What is cinematically and artistically tragic is that L’Engle, much like the style of the beloved Christian literary icon C. S. Lewis, wrote her fantasy work through the lens of an explicit Christian worldview. She was an official writer-in-residence at a cathedral, and she possessed the kind of love and reverence for the Bible that so many in the film-going audience share.
L’Engle even sprinkled across the pages of her fantasy novel numerous scriptural passages from both the Old and New Testaments. But the makers of the movie somehow saw fit to surgically remove L’Engle’s quotations from the Good Book and her mention of the name Jesus, as well as any notion of the Judeo-Christian God contained in her novel.
Instead the film added “the universe” as an object of worship and did so in the prototypical New Age manner that for decades Winfrey has fostered and promulgated.
In the film, Winfrey’s character poses the following question: “What if the universe is all inside each of us?”

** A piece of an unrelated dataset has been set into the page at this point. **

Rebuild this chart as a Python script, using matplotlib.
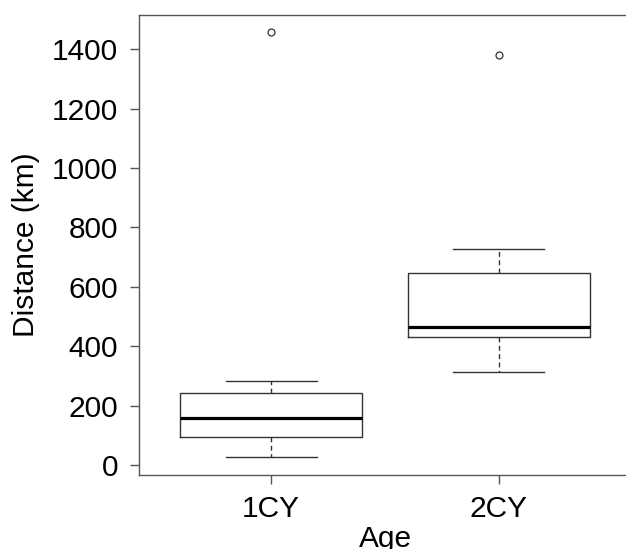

In order to move magically throughout time and space to the various exotic destinations embedded in the story’s plotline, one must, according to Winfrey’s character, “…become one with the universe and yourself.”
In an apparent effort to give the impression the film is in touch with current personalities, the movie adds references that are not in the book, including the names of Nelson Mandela, Oskar Schindler, Indira Gandhi, and Maya Angelou, as well as a nod to a hip hop play with the inclusion of a line from the Broadway show “Hamilton.”
With the biblical principles stripped away, “A Wrinkle in Time” is essentially a naked attempt at New Age propaganda. It is a fable cloaked in the moth-eaten fabric of cunning deception and hollow self-worship.